**Instructions for the task:** Transcribe the full listing exactly, and drop every picture.

**Given data:**

··········

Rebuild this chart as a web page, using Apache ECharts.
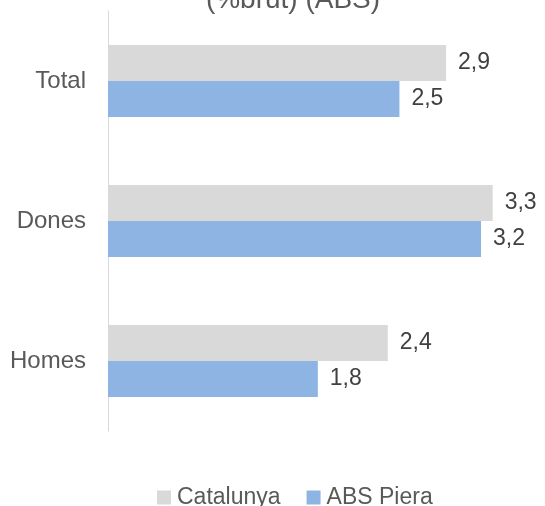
<!DOCTYPE html>
<html>
<head>
<meta charset="utf-8">
<script src="https://cdn.jsdelivr.net/npm/echarts@6/dist/echarts.min.js"></script>
<style>
  html, body { margin: 0; padding: 0; background: #fff; }
  #chart { width: 545px; height: 506px; }
</style>
</head>
<body>
<div id="chart"></div>
<script>
const categories = ["Total", "Dones", "Homes"];
const catalunya = [2.9, 3.3, 2.4];
const absPiera = [2.5, 3.2, 1.8];
const seriesNames = ["Catalunya", "ABS Piera"];

const font = "Arial, Liberation Sans, sans-serif";
const chart = echarts.init(document.getElementById("chart"));
const fmt = p => String(p.value).replace(".", ",");
const label = {
    show: true,
    position: "right",
    distance: 12,
    color: "#404040",
    fontSize: 23,
    fontFamily: font,
    formatter: fmt,
};
chart.setOption({
    animation: false,
    title: {
        text: "(%brut) (ABS)",
        left: 288,
        textAlign: "center",
        top: -19,
        textStyle: {
            color: "#595959",
            fontSize: 28,
            fontWeight: "normal",
            fontFamily: font,
        },
    },
    legend: {
        top: 481,
        left: 152,
        itemWidth: 14,
        itemHeight: 14,
        itemGap: 26,
        icon: "rect",
        textStyle: {
            color: "#595959",
            fontSize: 23,
            fontFamily: font,
            padding: [0, 0, 0, 1],
        },
        data: seriesNames,
    },
    grid: {
        left: 108,
        top: 11,
        width: 408,
        height: 420,
    },
    xAxis: {
        type: "value",
        min: 0,
        max: 3.5,
        show: false,
    },
    yAxis: {
        type: "category",
        inverse: true,
        data: categories,
        axisTick: { show: false },
        axisLine: { lineStyle: { color: "#D9D9D9", width: 1 } },
        axisLabel: {
            color: "#595959",
            fontSize: 24,
            margin: 22,
            fontFamily: font,
        },
    },
    series: [
        {
            name: seriesNames[0],
            type: "bar",
            data: catalunya,
            itemStyle: { color: "#D9D9D9" },
            barGap: "0%",
            barCategoryGap: "48.6%",
            label: label,
        },
        {
            name: seriesNames[1],
            type: "bar",
            data: absPiera,
            itemStyle: { color: "#8DB4E2" },
            label: label,
        },
    ],
});
</script>
</body>
</html>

··········

**Solution for this problem:**
Rebuild this chart as a web page, using Apache ECharts.
<!DOCTYPE html>
<html>
<head>
<meta charset="utf-8">
<script src="https://cdn.jsdelivr.net/npm/echarts@6/dist/echarts.min.js"></script>
<style>
  html, body { margin: 0; padding: 0; background: #fff; }
  #chart { width: 545px; height: 506px; }
</style>
</head>
<body>
<div id="chart"></div>
<script>
const categories = ["Total", "Dones", "Homes"];
const catalunya = [2.9, 3.3, 2.4];
const absPiera = [2.5, 3.2, 1.8];
const seriesNames = ["Catalunya", "ABS Piera"];

const font = "Arial, Liberation Sans, sans-serif";
const chart = echarts.init(document.getElementById("chart"));
const fmt = p => String(p.value).replace(".", ",");
const label = {
    show: true,
    position: "right",
    distance: 12,
    color: "#404040",
    fontSize: 23,
    fontFamily: font,
    formatter: fmt,
};
chart.setOption({
    animation: false,
    title: {
        text: "(%brut) (ABS)",
        left: 288,
        textAlign: "center",
        top: -19,
        textStyle: {
            color: "#595959",
            fontSize: 28,
            fontWeight: "normal",
            fontFamily: font,
        },
    },
    legend: {
        top: 481,
        left: 152,
        itemWidth: 14,
        itemHeight: 14,
        itemGap: 26,
        icon: "rect",
        textStyle: {
            color: "#595959",
            fontSize: 23,
            fontFamily: font,
            padding: [0, 0, 0, 1],
        },
        data: seriesNames,
    },
    grid: {
        left: 108,
        top: 11,
        width: 408,
        height: 420,
    },
    xAxis: {
        type: "value",
        min: 0,
        max: 3.5,
        show: false,
    },
    yAxis: {
        type: "category",
        inverse: true,
        data: categories,
        axisTick: { show: false },
        axisLine: { lineStyle: { color: "#D9D9D9", width: 1 } },
        axisLabel: {
            color: "#595959",
            fontSize: 24,
            margin: 22,
            fontFamily: font,
        },
    },
    series: [
        {
            name: seriesNames[0],
            type: "bar",
            data: catalunya,
            itemStyle: { color: "#D9D9D9" },
            barGap: "0%",
            barCategoryGap: "48.6%",
            label: label,
        },
        {
            name: seriesNames[1],
            type: "bar",
            data: absPiera,
            itemStyle: { color: "#8DB4E2" },
            label: label,
        },
    ],
});
</script>
</body>
</html>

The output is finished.